ENGELS, em sua Dialética da Natureza, já intuía que a ciência não podia ser compreendida como acúmulo linear de dados, mas como história de saltos e rupturas. MARX nos lembrava que não há verdade fora da história, que o real é processo. GRAMSCI via a batalha cultural como disputa por hegemonia — e os cometas, ao despertarem olhares coletivos, mostram que a ciência também disputa corações e mentes, que cada fenômeno celeste pode ser trincheira contra o obscurantismo. ALTHUSSER falaria aqui de cortes epistemológicos: objetos que rompem a continuidade e obrigam a ciência a se refazer. E Carl Sagan, em sua ternura cósmica, nos ensinou que a ciência é também poesia, que o método pode andar de mãos dadas com o espanto.

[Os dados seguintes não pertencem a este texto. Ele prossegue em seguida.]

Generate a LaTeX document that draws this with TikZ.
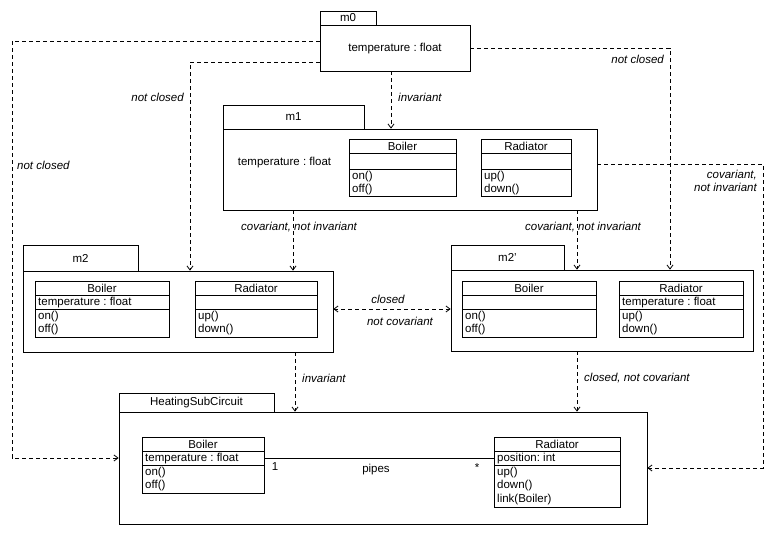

Os cometas de 2025 são arquivos do passado e ao mesmo tempo motores de revolução teórica. São conservadores e destruidores, arquivos e fogos de artifício, silêncio milenar e explosão súbita. Eles nos recordam que o cosmos não cabe em fórmulas fixas: exige humildade, exige coragem, exige imaginação. São uma lição de filosofia prática: o real não é estático, é dialético.


Por isso, contemplá-los é mais do que ver luzes no céu. É participar de um processo histórico maior, em que a humanidade aprende com o inesperado. É entender que a ciência não salva o mundo pelo acúmulo de certezas, mas pela capacidade de transformar o erro em caminho, a crise em avanço, a contradição em beleza. É aceitar que o conhecimento é provisório, mas a busca é infinita.


Assim, o céu de 2025 se eleva como manifesto: uma ode à dialética cósmica, à ciência que não teme o imprevisto, à filosofia que encontra poesia no real. Os cometas passam, mas a lição fica: a beleza do universo é que ele nunca confirma nossos dogmas — ele sempre os nega, e dessa negação nos faz mais humanos.